When I went to sit down to look at the books, she apologized for taking me from my work, but the truth was that speaking with her is my work. Getting to look at books and learning more about these writing manuals is important, but I wanted to meet the scholars, librarians and staff that are charged with caring for these books.
After lunch, I came back and continued looking at the books I’d called up. Palatino’s writing manuals have been well researched by Stanley Morison and others, but I think there’s more to learn by looking at these books. A digital copy will only represent one iteration. Each time I open a writing manual, I am excited to see how it has lived and been used.
This interplay of book and reader shows the challenge of learning to master a particular hand. Sometimes the student is not very skilled, and sometimes they are better. And often, the progression is obvious through the book’s progression.
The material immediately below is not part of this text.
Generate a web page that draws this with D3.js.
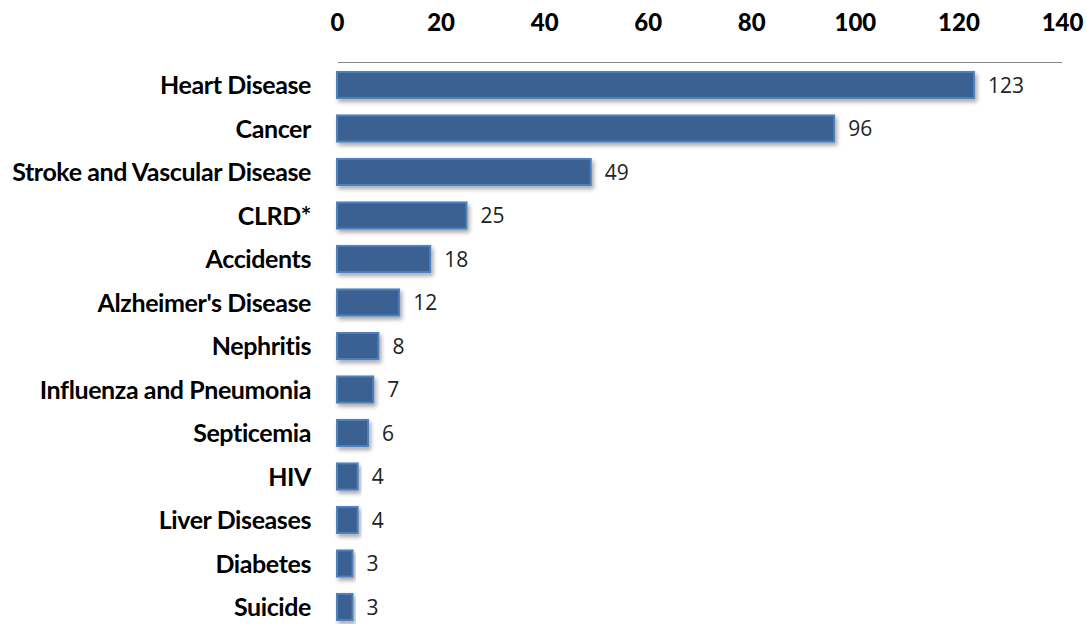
<!DOCTYPE html>
<html>
<head>
<meta charset="utf-8">
<script src="https://cdn.jsdelivr.net/npm/d3@7"></script>
<style>
  body { margin: 0; background: #fff; }
  svg { display: block; }
</style>
</head>
<body>
<div id="chart"></div>
<script>
var causes = ["Heart Disease", "Cancer", "Stroke and Vascular Disease", "CLRD*", "Accidents",
    "Alzheimer's Disease", "Nephritis", "Influenza and Pneumonia", "Septicemia", "HIV",
    "Liver Diseases", "Diabetes", "Suicide"];
var deaths = [123, 96, 49, 25, 18, 12, 8, 7, 6, 4, 4, 3, 3];
var tickValues = [0, 20, 40, 60, 80, 100, 120, 140];

var width = 1087,
    height = 624;

var svg = d3.select("#chart").append("svg").attr("width", width).attr("height", height);

var defs = svg.append("defs");
var shadow = defs.append("filter").attr("id", "shadow")
    .attr("x", "-10%").attr("y", "-30%").attr("width", "130%").attr("height", "180%");
shadow.append("feDropShadow")
    .attr("dx", 2).attr("dy", 3).attr("stdDeviation", 2)
    .attr("flood-color", "#000").attr("flood-opacity", 0.35);

var x = d3.scaleLinear().domain([0, 140]).range([337, 1062]);
var y = d3.scaleBand().domain(causes).range([63.25, 628.75])
    .paddingInner(0.4).paddingOuter(0.2);

// top axis
var xAxis = svg.append("g")
    .attr("transform", "translate(0,62)")
    .call(d3.axisTop(x).tickValues(tickValues).tickSize(0).tickPadding(31));
xAxis.select(".domain").attr("stroke", "#888").attr("stroke-width", 1);
xAxis.selectAll("text")
    .attr("font-family", "Lato, sans-serif")
    .attr("font-weight", "900")
    .attr("font-size", "24px")
    .attr("fill", "#000");

// bars
var data = causes.map(function (c, i) { return { name: c, value: deaths[i] }; });

svg.append("g")
    .selectAll("rect")
    .data(data)
    .join("rect")
    .attr("x", x(0))
    .attr("y", d => y(d.name))
    .attr("width", d => x(d.value) - x(0))
    .attr("height", y.bandwidth())
    .attr("fill", "#3a6092")
    .attr("stroke", "#4f81bd")
    .attr("stroke-width", 2)
    .attr("filter", "url(#shadow)");

// value labels
svg.append("g")
    .selectAll("text")
    .data(data)
    .join("text")
    .attr("x", d => x(d.value) + 14)
    .attr("y", d => y(d.name) + y.bandwidth() / 2)
    .attr("dy", "0.36em")
    .attr("font-family", "'Open Sans', sans-serif")
    .attr("font-size", "21px")
    .attr("fill", "#222")
    .text(d => d.value);

// category labels
svg.append("g")
    .selectAll("text")
    .data(data)
    .join("text")
    .attr("x", 311)
    .attr("y", d => y(d.name) + y.bandwidth() / 2)
    .attr("dy", "0.36em")
    .attr("text-anchor", "end")
    .attr("font-family", "Lato, sans-serif")
    .attr("font-weight", "bold")
    .attr("font-size", "25px")
    .attr("letter-spacing", "-0.4px")
    .attr("fill", "#000")
    .text(d => d.name);
</script>
</body>
</html>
You see in the above image a woodblock that was cut in 1565 being used in the 1566 edition of the Compendio del Gran Volume. This block was cut a year before the printing of this book. It was the norm for woodblocks to be stored and reused in subsequent books. Typesetting for the later editions was newly done yet the woodblock is older. This copy then, has three distinct time element in this one page:
1566: Typeset signature mark at lower right “Ciij”
1667: Manuscript practice, dated to a century later
And on the verso of the leaf marked “Ciij” is another block cut a year later in 1566 with the same 17th century scribe’s annotation of Palatino’s full name.
There’s more to discuss about the Folger’s Palatino collection, and I’ll continue that in my next post.
I’ve stopped overnight in Santa Fe, NM at my brother Jamie’s house. The 1,300 mile ride has been enjoyable, and I’m only a day or two behind in getting to my first library destination, the Harry Ransom Center in Austin, TX.
Writing manuals not only taught stroke sequence, or ductus, they also taught how to cut and hold the quill pen. Various feathers have been used but goose and turkey quills are commonly used today. The primary flight feather is considered the best quill to use for writing.
One of the things I like about calligraphy is that the tools are simple, fairly small and light-weight and can be handled easily. I prepared for my trip by cutting the feathers off a number of turkey quills. I’ve packed two different quill knives, some ink and gouache so that I can demonstrate along the way. I hope to demonstrate quill cutting and talk about these books as I ride to institutions with writing manuals.
The Harry Ransom Center acquired the Marzoli collection of written manuals in 1962. Her catalog of seventy-two writing books will aid in my research. I will also spend time with the Beaufoy collection of writing manuals that have been disbound and mounted scrapbook-style in large 19th century tooled bindings. There promise to be many discoveries in these 7 volumes which house about 50 books.
Both the Beaufoy and Marzoli collections illustrate how traveling to an institution and talking with librarians aid an online census for these books. Neither of these two collections are cataloged with full information. Rich Orem was instructive in pointing out things about each that weren’t in the catalog.
Reviewing the books I’ve seen, the Marzoli catalog as well as the scholarly papers held with these materials will give me my first chance to develop a dialog and working procedure that I can take to other institutions.